**Entries supplied**
....................

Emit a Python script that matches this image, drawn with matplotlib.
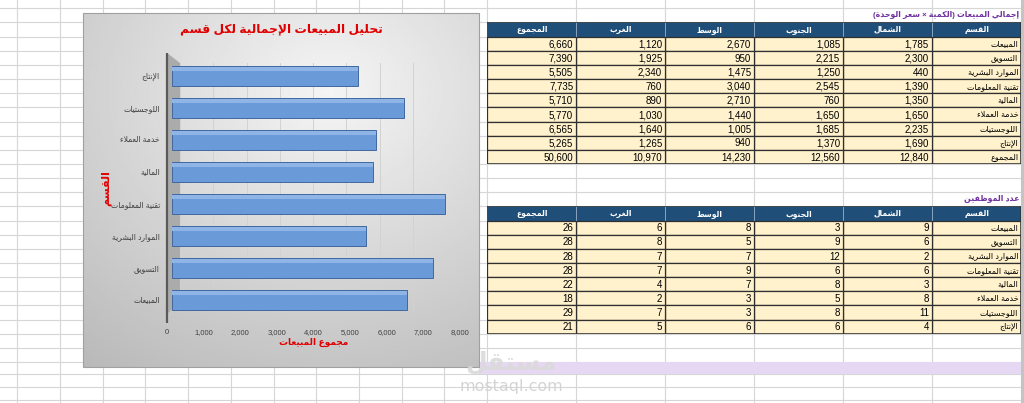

....................

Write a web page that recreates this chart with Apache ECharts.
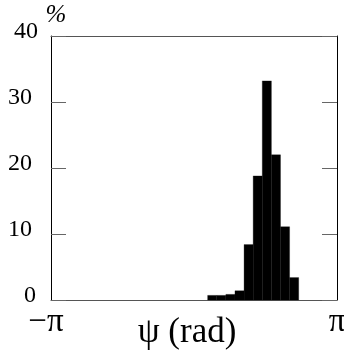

....................

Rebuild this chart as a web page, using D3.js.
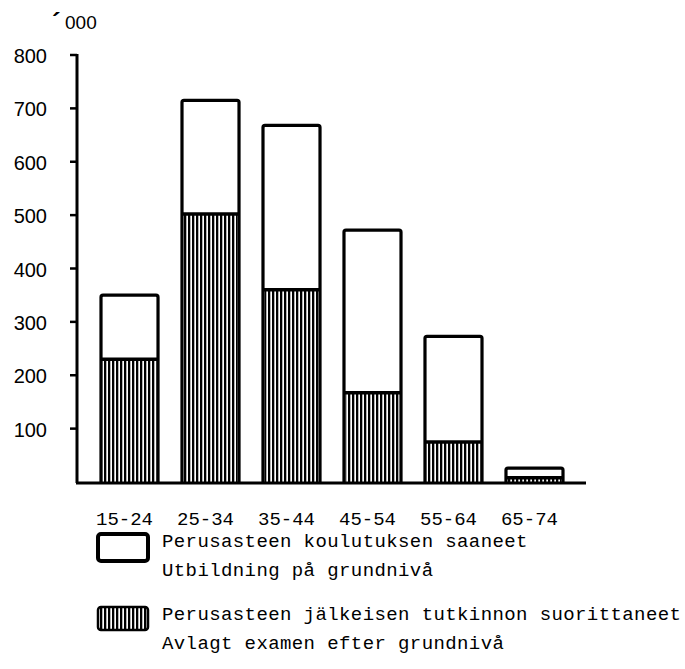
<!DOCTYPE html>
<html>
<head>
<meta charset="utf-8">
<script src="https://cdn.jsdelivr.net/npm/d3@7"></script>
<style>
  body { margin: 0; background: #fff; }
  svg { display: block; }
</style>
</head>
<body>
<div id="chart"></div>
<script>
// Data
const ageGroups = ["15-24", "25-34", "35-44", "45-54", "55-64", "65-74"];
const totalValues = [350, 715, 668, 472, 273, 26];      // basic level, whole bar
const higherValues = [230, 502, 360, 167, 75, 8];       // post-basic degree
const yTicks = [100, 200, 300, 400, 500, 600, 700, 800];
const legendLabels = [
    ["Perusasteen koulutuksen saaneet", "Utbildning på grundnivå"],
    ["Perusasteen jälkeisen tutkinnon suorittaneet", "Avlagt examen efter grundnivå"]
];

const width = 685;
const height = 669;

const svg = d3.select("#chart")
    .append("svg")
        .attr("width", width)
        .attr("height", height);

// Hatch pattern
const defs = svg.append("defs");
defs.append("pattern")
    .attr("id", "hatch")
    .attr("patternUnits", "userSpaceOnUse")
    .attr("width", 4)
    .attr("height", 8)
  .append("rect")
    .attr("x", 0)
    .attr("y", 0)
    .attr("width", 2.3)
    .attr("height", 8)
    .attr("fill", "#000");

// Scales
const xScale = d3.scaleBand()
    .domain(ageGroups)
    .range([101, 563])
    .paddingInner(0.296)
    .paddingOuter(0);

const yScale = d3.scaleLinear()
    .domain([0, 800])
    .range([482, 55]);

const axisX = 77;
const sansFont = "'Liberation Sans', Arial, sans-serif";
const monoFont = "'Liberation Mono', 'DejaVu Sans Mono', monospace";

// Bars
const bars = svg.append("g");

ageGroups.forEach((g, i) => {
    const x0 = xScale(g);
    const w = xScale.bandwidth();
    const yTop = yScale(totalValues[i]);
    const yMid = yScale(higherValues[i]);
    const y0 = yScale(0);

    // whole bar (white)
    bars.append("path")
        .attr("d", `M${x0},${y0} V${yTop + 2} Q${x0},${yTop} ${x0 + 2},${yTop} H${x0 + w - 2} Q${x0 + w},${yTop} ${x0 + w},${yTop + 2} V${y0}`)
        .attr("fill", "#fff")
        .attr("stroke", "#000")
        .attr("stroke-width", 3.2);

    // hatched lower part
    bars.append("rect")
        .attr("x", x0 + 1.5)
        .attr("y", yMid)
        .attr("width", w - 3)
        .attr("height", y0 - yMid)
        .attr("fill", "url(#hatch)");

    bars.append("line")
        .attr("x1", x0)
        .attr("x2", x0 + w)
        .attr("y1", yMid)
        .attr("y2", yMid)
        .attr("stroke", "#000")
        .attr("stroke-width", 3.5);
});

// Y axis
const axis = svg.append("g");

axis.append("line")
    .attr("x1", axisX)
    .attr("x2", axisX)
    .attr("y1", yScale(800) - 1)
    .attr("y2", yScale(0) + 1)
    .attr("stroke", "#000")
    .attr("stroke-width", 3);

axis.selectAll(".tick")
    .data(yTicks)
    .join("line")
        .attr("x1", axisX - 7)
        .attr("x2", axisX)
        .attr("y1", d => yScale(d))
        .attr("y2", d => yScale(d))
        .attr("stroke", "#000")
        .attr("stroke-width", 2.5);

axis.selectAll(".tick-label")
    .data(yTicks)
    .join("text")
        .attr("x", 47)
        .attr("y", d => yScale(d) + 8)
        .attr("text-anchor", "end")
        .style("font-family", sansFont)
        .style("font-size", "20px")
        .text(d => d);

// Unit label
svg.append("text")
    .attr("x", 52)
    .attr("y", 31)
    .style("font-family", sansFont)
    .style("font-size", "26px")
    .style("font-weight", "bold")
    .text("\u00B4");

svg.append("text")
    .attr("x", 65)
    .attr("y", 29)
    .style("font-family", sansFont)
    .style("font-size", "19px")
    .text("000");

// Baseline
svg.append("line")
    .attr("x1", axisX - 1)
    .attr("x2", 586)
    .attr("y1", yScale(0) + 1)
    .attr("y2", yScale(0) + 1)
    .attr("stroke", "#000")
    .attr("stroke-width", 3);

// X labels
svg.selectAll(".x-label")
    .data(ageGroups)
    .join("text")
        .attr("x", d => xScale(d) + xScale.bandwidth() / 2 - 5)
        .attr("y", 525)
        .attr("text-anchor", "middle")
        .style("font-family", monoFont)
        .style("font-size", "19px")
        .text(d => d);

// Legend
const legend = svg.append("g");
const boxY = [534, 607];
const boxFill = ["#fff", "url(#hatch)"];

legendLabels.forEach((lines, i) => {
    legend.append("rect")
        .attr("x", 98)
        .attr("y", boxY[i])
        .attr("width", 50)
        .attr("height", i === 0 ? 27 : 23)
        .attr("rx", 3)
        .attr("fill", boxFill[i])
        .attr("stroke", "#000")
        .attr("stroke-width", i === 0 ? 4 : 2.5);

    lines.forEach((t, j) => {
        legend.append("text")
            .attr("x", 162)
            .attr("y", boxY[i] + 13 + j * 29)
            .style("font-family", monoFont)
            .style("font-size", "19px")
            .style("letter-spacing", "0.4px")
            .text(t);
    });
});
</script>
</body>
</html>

....................

**Task goal**
Copy every line of the listing where the word "with" appears.

**Solution for this task**
Emit a Python script that matches this image, drawn with matplotlib.
Write a web page that recreates this chart with Apache ECharts.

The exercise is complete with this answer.